Sunday, June 18, 2006

Feferman Biography of Tarski

Just finished the Fefermans' biography of Tarski. A good read with some surprising information and gossip - but also frustrating.

The surprises: Tarski, it would seem, was high on speed and stimulants most of his adult life. He was also - and here the Fefermans are not as blunt as they could be - a sexual predator. That's not what the Fefermans call him, but it seems to be an accurate description: women seemed more surprised when he didn't proposition them than when he did. I'm not sure there's a single female in the biography that he didn't try to lure into bed.

But that's also one of the frustrating parts. The Fefermans largely, though not entirely, excuse his behavior. They suggest that it was due to his being a European intellectual. They also suggest that his wife (largely) excused his philandering because he was such a genius. But that's bunk. If she did, she deserves pity. And, in any case, there's something wrong about suggesting a connection between his great intellect and his great libido: as if limiting the latter would limit the former.

Combined with the fact that he worked his graduate students like slaves, it's no surprise that Tarski had few female graduate students, especially in the last decades of his career.

I don't think the Fefermans do justice to Tarski's sexual harassment (and I don't think they even use the word) - but that is certainly what it is. And that's odd, to say the least.

In other respects this must have been a very difficult biography to write. The main problem is how to make very abstract, complicated work accessible to the well educated reader. The Fefermans' solution is to intersperse several "interludes" that deal with the logical material, and then focus on names and places in the longer and more numerous biographical chapters. At first I thought this worked quite well. I could move quickly through the biographical material and then go more slowly through the short, discrete chapters on logic. By the end of the book, though, I wasn't so convinced. One problem is that the logical interludes are an order of magnitude more difficult than the biographical chapters - and as a result don't do quite as good a job of explaining Tarski's significance as a logician. We're left to trust that Tarski was a really, really important guy, but we don't have as clear a picture of how he fit into the intellectual/academic community. We hear a little about his work, but this is mostly in the context of where he was traveling, who he was advising, and who he was trying to seduce.

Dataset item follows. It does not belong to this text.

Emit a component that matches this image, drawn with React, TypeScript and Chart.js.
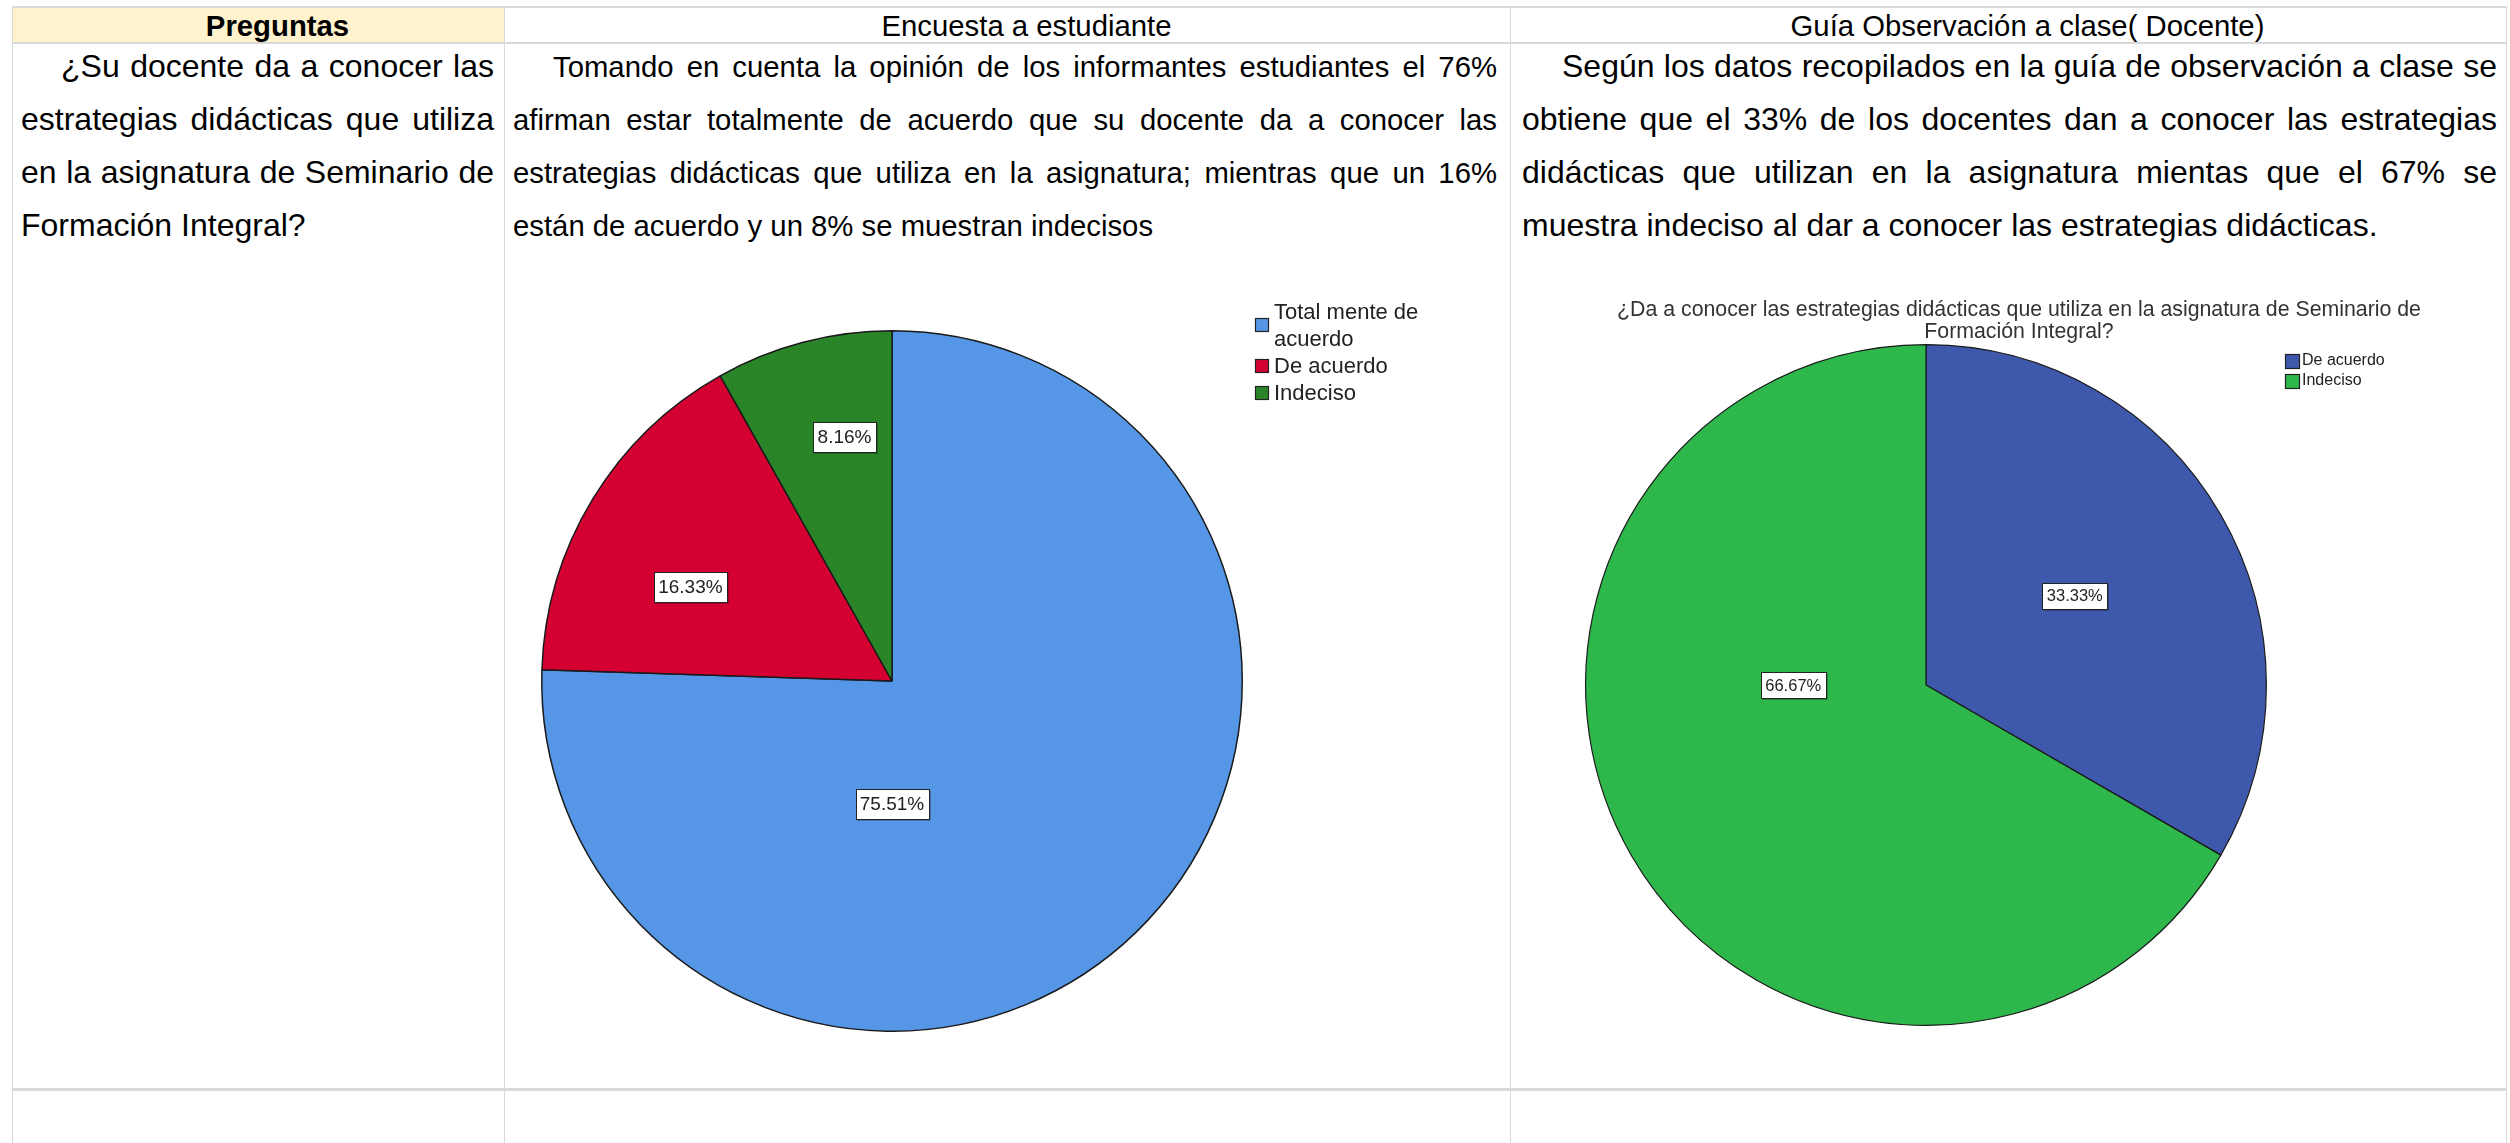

This book made me appreciate Rebecca Goldstein's recent biography of Godel even more. There are places where Goldstein could be accused of dumbing Godel down, or even of engaging in unwarranted psychological speculation, but she does a tremendouse job of weaving together Godel's life and his logic. That's missing from the Tarski book, so it is difficult to see why he attacked the problems he did, and why his work was so significant. The Feferman's biography is good, but not great.